WHAT IS BEING ASKED:
Extract each record and reproduce it exactly.

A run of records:
[Start]
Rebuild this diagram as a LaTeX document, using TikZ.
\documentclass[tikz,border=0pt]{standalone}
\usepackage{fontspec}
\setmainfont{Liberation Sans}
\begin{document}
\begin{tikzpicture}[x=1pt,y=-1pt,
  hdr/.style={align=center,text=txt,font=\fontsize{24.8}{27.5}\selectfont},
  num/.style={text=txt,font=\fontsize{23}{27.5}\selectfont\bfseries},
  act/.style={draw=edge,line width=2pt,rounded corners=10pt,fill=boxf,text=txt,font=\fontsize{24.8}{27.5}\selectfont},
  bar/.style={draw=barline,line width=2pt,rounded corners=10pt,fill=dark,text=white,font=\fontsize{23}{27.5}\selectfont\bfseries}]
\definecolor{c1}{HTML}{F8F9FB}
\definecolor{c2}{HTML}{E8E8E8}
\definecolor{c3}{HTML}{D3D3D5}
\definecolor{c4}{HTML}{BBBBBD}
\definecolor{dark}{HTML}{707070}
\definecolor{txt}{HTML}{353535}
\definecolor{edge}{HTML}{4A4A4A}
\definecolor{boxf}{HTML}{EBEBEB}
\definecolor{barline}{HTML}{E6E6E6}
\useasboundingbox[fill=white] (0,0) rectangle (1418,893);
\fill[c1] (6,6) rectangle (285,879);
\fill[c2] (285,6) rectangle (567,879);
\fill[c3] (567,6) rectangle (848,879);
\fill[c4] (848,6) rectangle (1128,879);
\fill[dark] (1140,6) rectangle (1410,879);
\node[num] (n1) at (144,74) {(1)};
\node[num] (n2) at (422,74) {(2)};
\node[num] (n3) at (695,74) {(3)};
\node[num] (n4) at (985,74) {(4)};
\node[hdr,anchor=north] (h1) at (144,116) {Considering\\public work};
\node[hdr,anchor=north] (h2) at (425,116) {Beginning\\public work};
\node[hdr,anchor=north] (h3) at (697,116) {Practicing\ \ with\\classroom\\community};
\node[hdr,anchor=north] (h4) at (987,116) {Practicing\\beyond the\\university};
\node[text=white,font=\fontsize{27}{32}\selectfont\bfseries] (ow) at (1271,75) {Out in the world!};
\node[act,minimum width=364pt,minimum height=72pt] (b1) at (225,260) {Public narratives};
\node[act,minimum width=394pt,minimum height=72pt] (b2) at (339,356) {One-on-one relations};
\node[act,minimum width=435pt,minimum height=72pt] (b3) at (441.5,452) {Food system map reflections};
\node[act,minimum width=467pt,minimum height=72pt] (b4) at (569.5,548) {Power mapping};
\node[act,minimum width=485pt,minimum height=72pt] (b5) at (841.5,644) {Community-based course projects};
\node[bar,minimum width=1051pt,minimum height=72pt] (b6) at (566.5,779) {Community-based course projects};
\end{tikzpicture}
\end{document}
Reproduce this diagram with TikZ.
[End]
TASK OUTPUT:
Rebuild this diagram as a LaTeX document, using TikZ.
\documentclass[tikz,border=0pt]{standalone}
\usepackage{fontspec}
\setmainfont{Liberation Sans}
\begin{document}
\begin{tikzpicture}[x=1pt,y=-1pt,
  hdr/.style={align=center,text=txt,font=\fontsize{24.8}{27.5}\selectfont},
  num/.style={text=txt,font=\fontsize{23}{27.5}\selectfont\bfseries},
  act/.style={draw=edge,line width=2pt,rounded corners=10pt,fill=boxf,text=txt,font=\fontsize{24.8}{27.5}\selectfont},
  bar/.style={draw=barline,line width=2pt,rounded corners=10pt,fill=dark,text=white,font=\fontsize{23}{27.5}\selectfont\bfseries}]
\definecolor{c1}{HTML}{F8F9FB}
\definecolor{c2}{HTML}{E8E8E8}
\definecolor{c3}{HTML}{D3D3D5}
\definecolor{c4}{HTML}{BBBBBD}
\definecolor{dark}{HTML}{707070}
\definecolor{txt}{HTML}{353535}
\definecolor{edge}{HTML}{4A4A4A}
\definecolor{boxf}{HTML}{EBEBEB}
\definecolor{barline}{HTML}{E6E6E6}
\useasboundingbox[fill=white] (0,0) rectangle (1418,893);
\fill[c1] (6,6) rectangle (285,879);
\fill[c2] (285,6) rectangle (567,879);
\fill[c3] (567,6) rectangle (848,879);
\fill[c4] (848,6) rectangle (1128,879);
\fill[dark] (1140,6) rectangle (1410,879);
\node[num] (n1) at (144,74) {(1)};
\node[num] (n2) at (422,74) {(2)};
\node[num] (n3) at (695,74) {(3)};
\node[num] (n4) at (985,74) {(4)};
\node[hdr,anchor=north] (h1) at (144,116) {Considering\\public work};
\node[hdr,anchor=north] (h2) at (425,116) {Beginning\\public work};
\node[hdr,anchor=north] (h3) at (697,116) {Practicing\ \ with\\classroom\\community};
\node[hdr,anchor=north] (h4) at (987,116) {Practicing\\beyond the\\university};
\node[text=white,font=\fontsize{27}{32}\selectfont\bfseries] (ow) at (1271,75) {Out in the world!};
\node[act,minimum width=364pt,minimum height=72pt] (b1) at (225,260) {Public narratives};
\node[act,minimum width=394pt,minimum height=72pt] (b2) at (339,356) {One-on-one relations};
\node[act,minimum width=435pt,minimum height=72pt] (b3) at (441.5,452) {Food system map reflections};
\node[act,minimum width=467pt,minimum height=72pt] (b4) at (569.5,548) {Power mapping};
\node[act,minimum width=485pt,minimum height=72pt] (b5) at (841.5,644) {Community-based course projects};
\node[bar,minimum width=1051pt,minimum height=72pt] (b6) at (566.5,779) {Community-based course projects};
\end{tikzpicture}
\end{document}
Reproduce this diagram with TikZ.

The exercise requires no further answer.